Quote the whole listing exactly. Leave the pictures out of your copy.

========

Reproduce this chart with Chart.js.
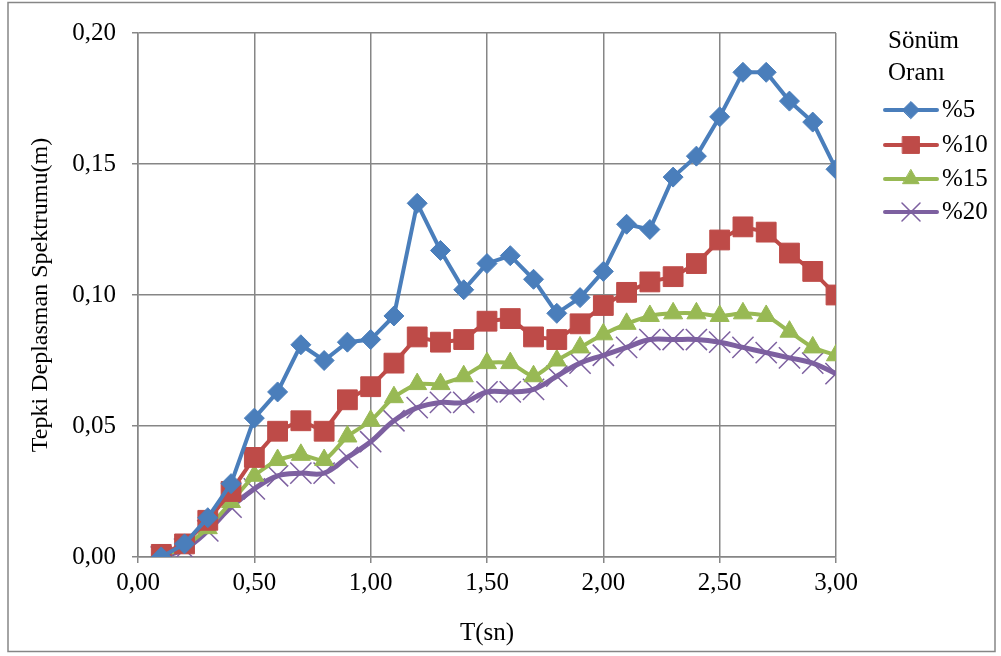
<!DOCTYPE html>
<html>
<head>
<meta charset="utf-8">
<script src="https://cdn.jsdelivr.net/npm/chart.js@4.4.1/dist/chart.umd.min.js"></script>
<style>
  html, body { margin: 0; padding: 0; background: #fff; }
  #wrap { width: 1001px; height: 656px; }
</style>
</head>
<body>
<div id="wrap"><canvas id="spektrum"></canvas></div>
<script>
// periyot (sn)
const periods = [0.1, 0.2, 0.3, 0.4, 0.5, 0.6, 0.7, 0.8, 0.9, 1.0,
	1.1, 1.2, 1.3, 1.4, 1.5, 1.6, 1.7, 1.8, 1.9, 2.0,
	2.1, 2.2, 2.3, 2.4, 2.5, 2.6, 2.7, 2.8, 2.9, 3.0];

const damp5 = [0.000, 0.005, 0.015, 0.028, 0.053, 0.063, 0.081, 0.075, 0.082, 0.083,
	0.092, 0.135, 0.117, 0.102, 0.112, 0.115, 0.106, 0.093, 0.099, 0.109,
	0.127, 0.125, 0.145, 0.153, 0.168, 0.185, 0.185, 0.174, 0.166, 0.148];
const damp10 = [0.001, 0.005, 0.014, 0.025, 0.038, 0.048, 0.052, 0.048, 0.060, 0.065,
	0.074, 0.084, 0.082, 0.083, 0.090, 0.091, 0.084, 0.083, 0.089, 0.096,
	0.101, 0.105, 0.107, 0.112, 0.121, 0.126, 0.124, 0.116, 0.109, 0.100];
const damp15 = [0.000, 0.004, 0.011, 0.021, 0.031, 0.037, 0.039, 0.037, 0.046, 0.052,
	0.061, 0.066, 0.066, 0.069, 0.074, 0.074, 0.069, 0.075, 0.080, 0.085,
	0.089, 0.092, 0.093, 0.093, 0.092, 0.093, 0.092, 0.086, 0.080, 0.077];
const damp20 = [0.000, 0.003, 0.010, 0.019, 0.026, 0.031, 0.032, 0.032, 0.038, 0.044,
	0.052, 0.057, 0.059, 0.059, 0.063, 0.063, 0.064, 0.069, 0.074, 0.077,
	0.080, 0.083, 0.083, 0.083, 0.082, 0.080, 0.078, 0.076, 0.074, 0.070];

const seriesLabels = ["%5", "%10", "%15", "%20"];
const legendTitle = ["Sönüm", "Oranı"];
const xTitle = "T(sn)";
const yTitle = "Tepki Deplasman Spektrumu(m)";

const FONT = "'Liberation Serif', 'Times New Roman', serif";
const GRID = "#868686";

const toPoints = (ys) => ys.map((y, i) => ({ x: periods[i], y: y }));
const comma = (v) => v.toFixed(2).replace(".", ",");

const makeSet = (label, data, color, style, radius, lineWidth, tension) => ({
	label: label,
	data: toPoints(data),
	borderColor: color,
	backgroundColor: color,
	pointBackgroundColor: color,
	pointBorderColor: color,
	pointStyle: style,
	pointRadius: radius,
	pointHoverRadius: radius,
	pointBorderWidth: style === "crossRot" ? 1.5 : 1,
	borderWidth: lineWidth,
	tension: tension,
});

const datasets = [
	makeSet(seriesLabels[0], damp5, "#4A7EBB", "rectRot", 10, 4, 0),
	makeSet(seriesLabels[1], damp10, "#BE4B48", "rect", 14, 4, 0),
	makeSet(seriesLabels[2], damp15, "#98B954", "triangle", 11, 4, 0.2),
	makeSet(seriesLabels[3], damp20, "#7D60A0", "crossRot", 15, 5, 0.4),
];

// cerceve ve sag taraftaki aciklama
const framePlugin = {
	id: "frame",
	beforeDraw(chart) {
		const ctx = chart.ctx;
		ctx.save();
		ctx.strokeStyle = GRID;
		ctx.lineWidth = 1.5;
		ctx.strokeRect(8, 2.5, 987, 649);
		ctx.restore();
	},
	afterDraw(chart) {
		const ctx = chart.ctx;
		ctx.save();
		ctx.fillStyle = "#000";
		ctx.font = "25px " + FONT;
		ctx.textBaseline = "middle";
		ctx.textAlign = "left";
		ctx.fillText(legendTitle[0], 888, 41);
		ctx.fillText(legendTitle[1], 888, 73);
		const rows = [110, 145, 179, 212];
		chart.data.datasets.forEach((ds, i) => {
			const y = rows[i];
			ctx.strokeStyle = ds.borderColor;
			ctx.lineWidth = 4;
			ctx.lineCap = "round";
			ctx.beginPath();
			ctx.moveTo(885, y);
			ctx.lineTo(937, y);
			ctx.stroke();
			ctx.fillStyle = ds.borderColor;
			ctx.lineWidth = ds.pointBorderWidth;
			Chart.helpers.drawPoint(ctx, {
				pointStyle: ds.pointStyle,
				radius: ds.pointRadius * 0.85,
				borderWidth: ds.pointBorderWidth,
				rotation: 0,
			}, 911, y);
			ctx.fillStyle = "#000";
			ctx.fillText(ds.label, 942, y);
		});
		ctx.restore();
	},
};

new Chart(document.getElementById("spektrum"), {
	type: "line",
	data: { datasets: datasets },
	options: {
		responsive: true,
		maintainAspectRatio: false,
		animation: false,
		layout: { padding: { left: 0, top: 33, right: 165, bottom: 0 } },
		plugins: {
			legend: { display: false },
			tooltip: { enabled: false },
		},
		scales: {
			x: {
				type: "linear",
				min: 0,
				max: 3,
				afterFit: (scale) => { scale.height = 99; },
				ticks: {
					stepSize: 0.5,
					color: "#000",
					font: { family: FONT, size: 25 },
					padding: 5,
					maxRotation: 0,
					callback: (v) => comma(v),
				},
				grid: { color: GRID, lineWidth: 1.5, tickLength: 6 },
				border: { color: GRID, width: 1.5 },
				title: {
					display: true,
					text: xTitle,
					color: "#000",
					font: { family: FONT, size: 25 },
					padding: { top: 0, bottom: 8 },
				},
			},
			y: {
				min: 0,
				max: 0.2,
				afterFit: (scale) => { scale.width = 138; },
				ticks: {
					stepSize: 0.05,
					color: "#000",
					font: { family: FONT, size: 25 },
					padding: 16,
					callback: (v) => comma(v),
				},
				grid: { color: GRID, lineWidth: 1.5, tickLength: 6 },
				border: { color: GRID, width: 1.5 },
				title: {
					display: true,
					text: yTitle,
					color: "#000",
					font: { family: FONT, size: 24 },
					padding: { top: 26, bottom: 0 },
				},
			},
		},
	},
	plugins: [framePlugin],
});
</script>
</body>
</html>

========

* COMPLETED TASK
Reproduce this chart with Chart.js.
<!DOCTYPE html>
<html>
<head>
<meta charset="utf-8">
<script src="https://cdn.jsdelivr.net/npm/chart.js@4.4.1/dist/chart.umd.min.js"></script>
<style>
  html, body { margin: 0; padding: 0; background: #fff; }
  #wrap { width: 1001px; height: 656px; }
</style>
</head>
<body>
<div id="wrap"><canvas id="spektrum"></canvas></div>
<script>
// periyot (sn)
const periods = [0.1, 0.2, 0.3, 0.4, 0.5, 0.6, 0.7, 0.8, 0.9, 1.0,
	1.1, 1.2, 1.3, 1.4, 1.5, 1.6, 1.7, 1.8, 1.9, 2.0,
	2.1, 2.2, 2.3, 2.4, 2.5, 2.6, 2.7, 2.8, 2.9, 3.0];

const damp5 = [0.000, 0.005, 0.015, 0.028, 0.053, 0.063, 0.081, 0.075, 0.082, 0.083,
	0.092, 0.135, 0.117, 0.102, 0.112, 0.115, 0.106, 0.093, 0.099, 0.109,
	0.127, 0.125, 0.145, 0.153, 0.168, 0.185, 0.185, 0.174, 0.166, 0.148];
const damp10 = [0.001, 0.005, 0.014, 0.025, 0.038, 0.048, 0.052, 0.048, 0.060, 0.065,
	0.074, 0.084, 0.082, 0.083, 0.090, 0.091, 0.084, 0.083, 0.089, 0.096,
	0.101, 0.105, 0.107, 0.112, 0.121, 0.126, 0.124, 0.116, 0.109, 0.100];
const damp15 = [0.000, 0.004, 0.011, 0.021, 0.031, 0.037, 0.039, 0.037, 0.046, 0.052,
	0.061, 0.066, 0.066, 0.069, 0.074, 0.074, 0.069, 0.075, 0.080, 0.085,
	0.089, 0.092, 0.093, 0.093, 0.092, 0.093, 0.092, 0.086, 0.080, 0.077];
const damp20 = [0.000, 0.003, 0.010, 0.019, 0.026, 0.031, 0.032, 0.032, 0.038, 0.044,
	0.052, 0.057, 0.059, 0.059, 0.063, 0.063, 0.064, 0.069, 0.074, 0.077,
	0.080, 0.083, 0.083, 0.083, 0.082, 0.080, 0.078, 0.076, 0.074, 0.070];

const seriesLabels = ["%5", "%10", "%15", "%20"];
const legendTitle = ["Sönüm", "Oranı"];
const xTitle = "T(sn)";
const yTitle = "Tepki Deplasman Spektrumu(m)";

const FONT = "'Liberation Serif', 'Times New Roman', serif";
const GRID = "#868686";

const toPoints = (ys) => ys.map((y, i) => ({ x: periods[i], y: y }));
const comma = (v) => v.toFixed(2).replace(".", ",");

const makeSet = (label, data, color, style, radius, lineWidth, tension) => ({
	label: label,
	data: toPoints(data),
	borderColor: color,
	backgroundColor: color,
	pointBackgroundColor: color,
	pointBorderColor: color,
	pointStyle: style,
	pointRadius: radius,
	pointHoverRadius: radius,
	pointBorderWidth: style === "crossRot" ? 1.5 : 1,
	borderWidth: lineWidth,
	tension: tension,
});

const datasets = [
	makeSet(seriesLabels[0], damp5, "#4A7EBB", "rectRot", 10, 4, 0),
	makeSet(seriesLabels[1], damp10, "#BE4B48", "rect", 14, 4, 0),
	makeSet(seriesLabels[2], damp15, "#98B954", "triangle", 11, 4, 0.2),
	makeSet(seriesLabels[3], damp20, "#7D60A0", "crossRot", 15, 5, 0.4),
];

// cerceve ve sag taraftaki aciklama
const framePlugin = {
	id: "frame",
	beforeDraw(chart) {
		const ctx = chart.ctx;
		ctx.save();
		ctx.strokeStyle = GRID;
		ctx.lineWidth = 1.5;
		ctx.strokeRect(8, 2.5, 987, 649);
		ctx.restore();
	},
	afterDraw(chart) {
		const ctx = chart.ctx;
		ctx.save();
		ctx.fillStyle = "#000";
		ctx.font = "25px " + FONT;
		ctx.textBaseline = "middle";
		ctx.textAlign = "left";
		ctx.fillText(legendTitle[0], 888, 41);
		ctx.fillText(legendTitle[1], 888, 73);
		const rows = [110, 145, 179, 212];
		chart.data.datasets.forEach((ds, i) => {
			const y = rows[i];
			ctx.strokeStyle = ds.borderColor;
			ctx.lineWidth = 4;
			ctx.lineCap = "round";
			ctx.beginPath();
			ctx.moveTo(885, y);
			ctx.lineTo(937, y);
			ctx.stroke();
			ctx.fillStyle = ds.borderColor;
			ctx.lineWidth = ds.pointBorderWidth;
			Chart.helpers.drawPoint(ctx, {
				pointStyle: ds.pointStyle,
				radius: ds.pointRadius * 0.85,
				borderWidth: ds.pointBorderWidth,
				rotation: 0,
			}, 911, y);
			ctx.fillStyle = "#000";
			ctx.fillText(ds.label, 942, y);
		});
		ctx.restore();
	},
};

new Chart(document.getElementById("spektrum"), {
	type: "line",
	data: { datasets: datasets },
	options: {
		responsive: true,
		maintainAspectRatio: false,
		animation: false,
		layout: { padding: { left: 0, top: 33, right: 165, bottom: 0 } },
		plugins: {
			legend: { display: false },
			tooltip: { enabled: false },
		},
		scales: {
			x: {
				type: "linear",
				min: 0,
				max: 3,
				afterFit: (scale) => { scale.height = 99; },
				ticks: {
					stepSize: 0.5,
					color: "#000",
					font: { family: FONT, size: 25 },
					padding: 5,
					maxRotation: 0,
					callback: (v) => comma(v),
				},
				grid: { color: GRID, lineWidth: 1.5, tickLength: 6 },
				border: { color: GRID, width: 1.5 },
				title: {
					display: true,
					text: xTitle,
					color: "#000",
					font: { family: FONT, size: 25 },
					padding: { top: 0, bottom: 8 },
				},
			},
			y: {
				min: 0,
				max: 0.2,
				afterFit: (scale) => { scale.width = 138; },
				ticks: {
					stepSize: 0.05,
					color: "#000",
					font: { family: FONT, size: 25 },
					padding: 16,
					callback: (v) => comma(v),
				},
				grid: { color: GRID, lineWidth: 1.5, tickLength: 6 },
				border: { color: GRID, width: 1.5 },
				title: {
					display: true,
					text: yTitle,
					color: "#000",
					font: { family: FONT, size: 24 },
					padding: { top: 26, bottom: 0 },
				},
			},
		},
	},
	plugins: [framePlugin],
});
</script>
</body>
</html>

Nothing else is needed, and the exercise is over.